また、LINEには企業の公式アカウントもあり、情報やクーポンなどを配信している。1000万人を超えるユーザーとつながっているアカウントもあり、企業にも有効な情報配信・発信のチャンネルだと認識されているという。ユーザーと企業のいずれも受け入れやすい状況が整っており、「通販との相性がいいと判断したのではないか」というのが津田氏の見立てだ。
第一生命経済研究所首席のエコノミスト・長濱利廣氏も、21日放送のテレビ番組「ニュースJAPAN」(フジテレビ系)で「(LINEを利用する)若年層は情報発信量が非常に多いですから。口コミなんかで、いい情報を流したりすると、爆発的に売れる商品が出てくるとか、そういった影響ももたらしやすくなると思います」とコメント。現在、およそ11兆円のインターネット通販市場で、アマゾンや楽天が先行する中、LINEの参入によって勢力図が大きく変わる可能性があるという。
●課題はトラブル対策
LINEのネット通販参入には、こんな理由もあるようだ。
慶応義塾大学客員教授の夏野剛氏は、前出の「NEWS WEB」のウェブサイトで配信された21日付記事で、「新たな付加価値のあるサービスを次から次へと打ち出していかないと他社にまねされるとか追いつかれるという危険性と常に隣り合わせなんですね。一番であるから手を抜くのは絶対に出来ない。一番であるからこそ次から次へと革新を起こしてリードし続けることが非常に大事」だと述べている。LINEが今後も一番手を走り続けることができるかは、新サービスが成功するか否かに掛っているようだ。
前出の津田氏は同番組で、LINEがネット通販で個人間取引のサービスも提供する理由を「インフラとして日常的になくてはならないものを目指している」からだと分析する。ネットは流行り廃りが激しいうえ、コミュニケーションサービスではユーザーがコミュニティごと移動する特徴がある。そのため、ただ新しいサービスを展開するだけではなく、インフラとなるサービスを提供する必要があるというのだ。具体的には、ネット通販で個人間取引のノウハウを蓄積し、将来的にはLINEのアカウントが銀行口座のような役割を果たし、「個人間での送金も簡単にできるようになる」のではないかと予測している。

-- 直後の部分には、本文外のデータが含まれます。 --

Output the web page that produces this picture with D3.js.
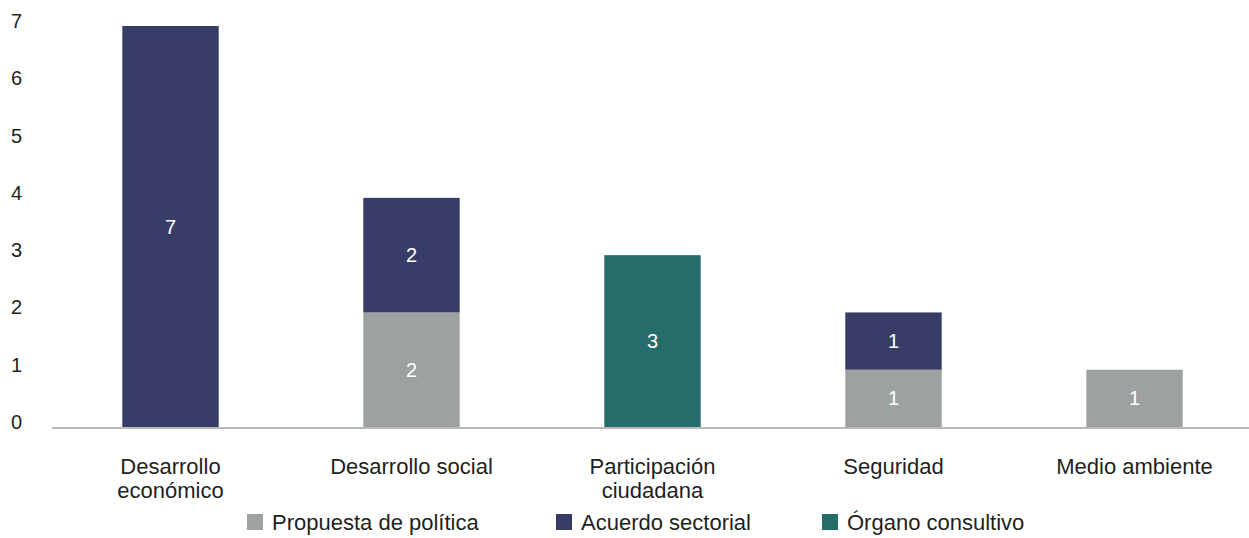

現在、国内のLINE利用者は約4700万人。新サービスが成功すれば、さらにユーザーが増えることは間違いないだろう。しかし、個人間取引が始まればトラブルの可能性も増える。サービス開始当初、ユーザーの端末に登録されている電話帳が自動的にサーバーへアップロードされてしまうトラブルを起こしているだけに、LINEがどのような対策を講じるかが注目される。